■ Task details
Reproduce all the lines exactly as they stand, apart from the pictures.

■ Raw data
────────────────────────────────────────

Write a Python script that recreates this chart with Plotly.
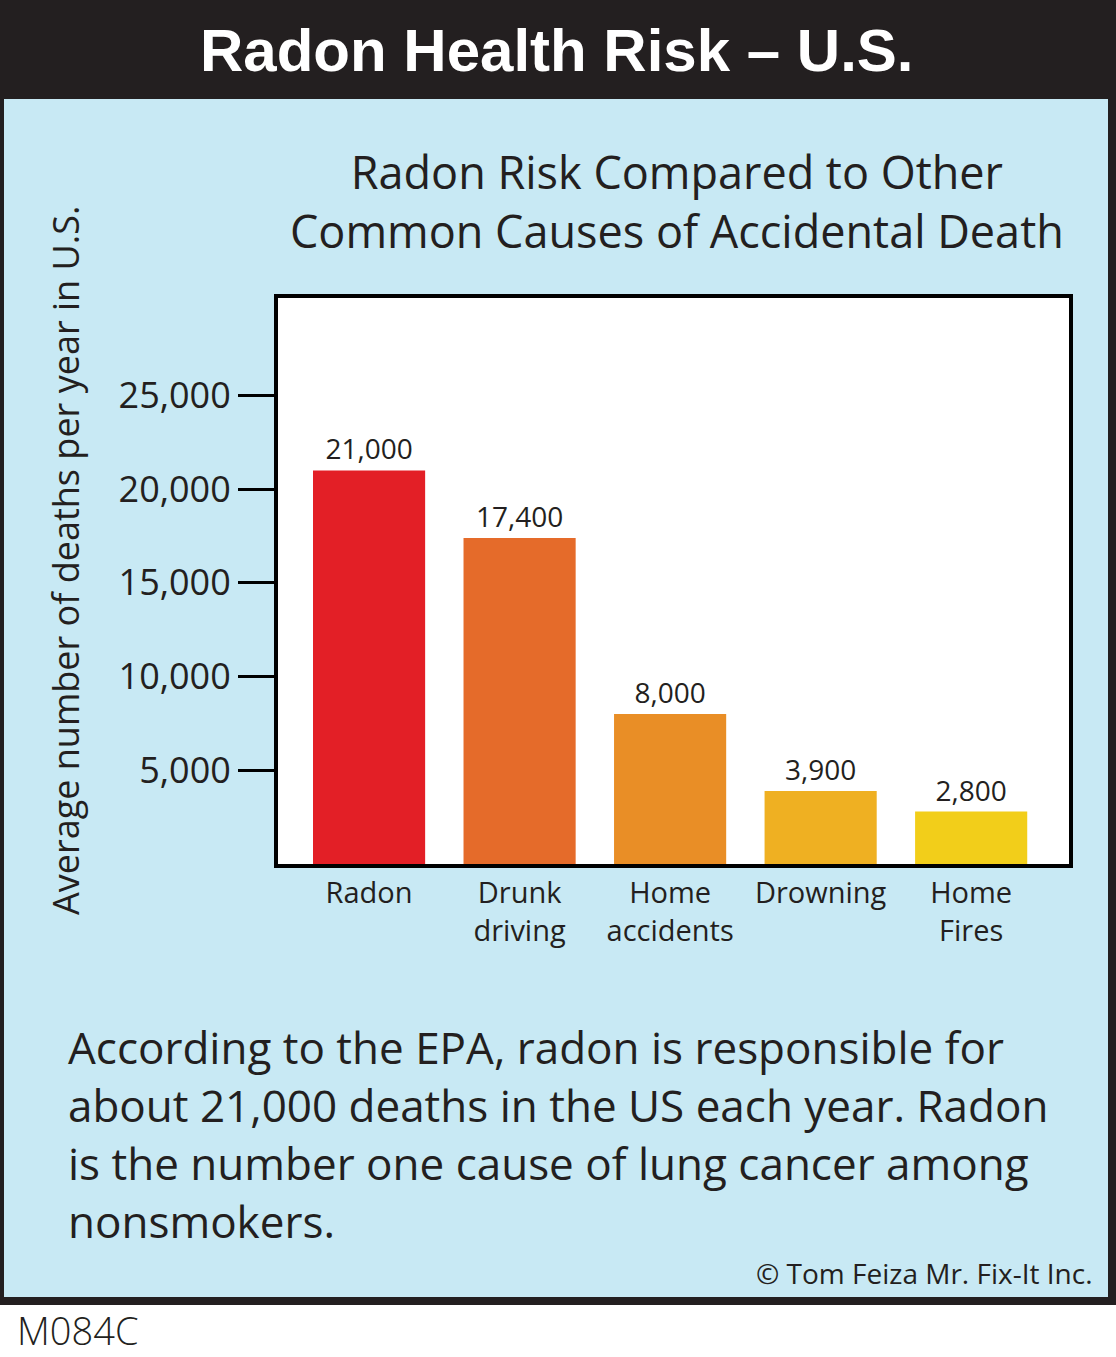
import plotly.graph_objects as go

categories = ["Radon", "Drunk<br>driving", "Home<br>accidents", "Drowning", "Home<br>Fires"]
deaths = [21000, 17400, 8000, 3900, 2800]
value_labels = ["21,000", "17,400", "8,000", "3,900", "2,800"]
bar_colors = ["#E31F26", "#E56B2A", "#E98E26", "#EFB022", "#F2CE1A"]
tick_values = [5000, 10000, 15000, 20000, 25000]
tick_labels = ["5,000", "10,000", "15,000", "20,000", "25,000"]

body_lines = [
    "According to the EPA, radon is responsible for",
    "about 21,000 deaths in the US each year. Radon",
    "is the number one cause of lung cancer among",
    "nonsmokers.",
]

W, H = 1116, 1357
L, R, T, B = 278, 1069, 298, 864  # plot box in pixels


def px(x):
    return (x - L) / (R - L)


def py(y):
    return (B - y) / (B - T)


INK = "#231F20"
BLUE = "#C8E9F4"
FONT = "Open Sans"

fig = go.Figure()
fig.add_trace(go.Bar(
    x=categories,
    y=deaths,
    marker=dict(color=bar_colors, line=dict(width=0)),
    width=0.745,
    text=value_labels,
    textposition="outside",
    textfont=dict(family=FONT, size=28, color=INK),
    cliponaxis=False,
    hoverinfo="skip",
))

shapes = [
    dict(type="rect", xref="paper", yref="paper", x0=px(0), x1=px(W), y0=py(1305), y1=py(0),
         fillcolor=INK, line=dict(width=0), layer="below"),
    dict(type="rect", xref="paper", yref="paper", x0=px(4), x1=px(1108), y0=py(1297), y1=py(99),
         fillcolor=BLUE, line=dict(width=0), layer="below"),
    dict(type="rect", xref="paper", yref="paper", x0=0, x1=1, y0=0, y1=1,
         fillcolor="white", line=dict(width=0), layer="below"),
]

annotations = [
    dict(text="Radon Health Risk – U.S.", x=px(557), y=py(50), xref="paper", yref="paper",
         xanchor="center", yanchor="middle", showarrow=False,
         font=dict(family="Liberation Sans Narrow, Liberation Sans, Arial",
                   size=60, color="white", weight="bold")),
    dict(text="Radon Risk Compared to Other<br>Common Causes of Accidental Death",
         x=px(677), y=py(201), xref="paper", yref="paper", xanchor="center", yanchor="middle",
         showarrow=False, font=dict(family=FONT, size=45, color=INK)),
    dict(text="Average number of deaths per year in U.S.", x=px(65), y=py(561),
         xref="paper", yref="paper", xanchor="center", yanchor="middle", textangle=-90,
         showarrow=False, font=dict(family=FONT, size=36, color=INK)),
    dict(text="© Tom Feiza Mr. Fix-It Inc.", x=px(1095), y=py(1273), xref="paper", yref="paper",
         xanchor="right", yanchor="middle", showarrow=False,
         font=dict(family=FONT, size=28, color=INK)),
    dict(text="M084C", x=px(15), y=py(1330), xref="paper", yref="paper",
         xanchor="left", yanchor="middle", showarrow=False,
         font=dict(family=FONT, size=38, color=INK, weight=300)),
]
for i, line in enumerate(body_lines):
    annotations.append(dict(text=line, x=px(66), y=py(1047 + 58 * i), xref="paper", yref="paper",
                            xanchor="left", yanchor="middle", showarrow=False,
                            font=dict(family=FONT, size=44, color=INK)))

fig.update_layout(
    width=W, height=H,
    margin=dict(l=L, r=W - R, t=T, b=H - B, pad=0),
    paper_bgcolor="white",
    plot_bgcolor="white",
    showlegend=False,
    shapes=shapes,
    annotations=annotations,
    bargap=0.25,
    xaxis=dict(
        range=[-0.605, 4.65],
        showline=True, linecolor="black", linewidth=4, mirror=True,
        showgrid=False, ticks="", zeroline=False,
        tickfont=dict(family=FONT, size=29, color=INK),
        fixedrange=True,
    ),
    yaxis=dict(
        range=[0, 30200],
        tickvals=tick_values, ticktext=tick_labels,
        showline=True, linecolor="black", linewidth=4, mirror=True,
        ticks="outside", ticklen=36, tickwidth=3, tickcolor="black",
        showgrid=False, zeroline=False,
        tickfont=dict(family=FONT, size=36, color=INK),
        fixedrange=True,
    ),
)

fig.write_html("out.html", config={"displayModeBar": False})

────────────────────────────────────────

■ Response for this exercise
Write a Python script that recreates this chart with Plotly.
import plotly.graph_objects as go

categories = ["Radon", "Drunk<br>driving", "Home<br>accidents", "Drowning", "Home<br>Fires"]
deaths = [21000, 17400, 8000, 3900, 2800]
value_labels = ["21,000", "17,400", "8,000", "3,900", "2,800"]
bar_colors = ["#E31F26", "#E56B2A", "#E98E26", "#EFB022", "#F2CE1A"]
tick_values = [5000, 10000, 15000, 20000, 25000]
tick_labels = ["5,000", "10,000", "15,000", "20,000", "25,000"]

body_lines = [
    "According to the EPA, radon is responsible for",
    "about 21,000 deaths in the US each year. Radon",
    "is the number one cause of lung cancer among",
    "nonsmokers.",
]

W, H = 1116, 1357
L, R, T, B = 278, 1069, 298, 864  # plot box in pixels


def px(x):
    return (x - L) / (R - L)


def py(y):
    return (B - y) / (B - T)


INK = "#231F20"
BLUE = "#C8E9F4"
FONT = "Open Sans"

fig = go.Figure()
fig.add_trace(go.Bar(
    x=categories,
    y=deaths,
    marker=dict(color=bar_colors, line=dict(width=0)),
    width=0.745,
    text=value_labels,
    textposition="outside",
    textfont=dict(family=FONT, size=28, color=INK),
    cliponaxis=False,
    hoverinfo="skip",
))

shapes = [
    dict(type="rect", xref="paper", yref="paper", x0=px(0), x1=px(W), y0=py(1305), y1=py(0),
         fillcolor=INK, line=dict(width=0), layer="below"),
    dict(type="rect", xref="paper", yref="paper", x0=px(4), x1=px(1108), y0=py(1297), y1=py(99),
         fillcolor=BLUE, line=dict(width=0), layer="below"),
    dict(type="rect", xref="paper", yref="paper", x0=0, x1=1, y0=0, y1=1,
         fillcolor="white", line=dict(width=0), layer="below"),
]

annotations = [
    dict(text="Radon Health Risk – U.S.", x=px(557), y=py(50), xref="paper", yref="paper",
         xanchor="center", yanchor="middle", showarrow=False,
         font=dict(family="Liberation Sans Narrow, Liberation Sans, Arial",
                   size=60, color="white", weight="bold")),
    dict(text="Radon Risk Compared to Other<br>Common Causes of Accidental Death",
         x=px(677), y=py(201), xref="paper", yref="paper", xanchor="center", yanchor="middle",
         showarrow=False, font=dict(family=FONT, size=45, color=INK)),
    dict(text="Average number of deaths per year in U.S.", x=px(65), y=py(561),
         xref="paper", yref="paper", xanchor="center", yanchor="middle", textangle=-90,
         showarrow=False, font=dict(family=FONT, size=36, color=INK)),
    dict(text="© Tom Feiza Mr. Fix-It Inc.", x=px(1095), y=py(1273), xref="paper", yref="paper",
         xanchor="right", yanchor="middle", showarrow=False,
         font=dict(family=FONT, size=28, color=INK)),
    dict(text="M084C", x=px(15), y=py(1330), xref="paper", yref="paper",
         xanchor="left", yanchor="middle", showarrow=False,
         font=dict(family=FONT, size=38, color=INK, weight=300)),
]
for i, line in enumerate(body_lines):
    annotations.append(dict(text=line, x=px(66), y=py(1047 + 58 * i), xref="paper", yref="paper",
                            xanchor="left", yanchor="middle", showarrow=False,
                            font=dict(family=FONT, size=44, color=INK)))

fig.update_layout(
    width=W, height=H,
    margin=dict(l=L, r=W - R, t=T, b=H - B, pad=0),
    paper_bgcolor="white",
    plot_bgcolor="white",
    showlegend=False,
    shapes=shapes,
    annotations=annotations,
    bargap=0.25,
    xaxis=dict(
        range=[-0.605, 4.65],
        showline=True, linecolor="black", linewidth=4, mirror=True,
        showgrid=False, ticks="", zeroline=False,
        tickfont=dict(family=FONT, size=29, color=INK),
        fixedrange=True,
    ),
    yaxis=dict(
        range=[0, 30200],
        tickvals=tick_values, ticktext=tick_labels,
        showline=True, linecolor="black", linewidth=4, mirror=True,
        ticks="outside", ticklen=36, tickwidth=3, tickcolor="black",
        showgrid=False, zeroline=False,
        tickfont=dict(family=FONT, size=36, color=INK),
        fixedrange=True,
    ),
)

fig.write_html("out.html", config={"displayModeBar": False})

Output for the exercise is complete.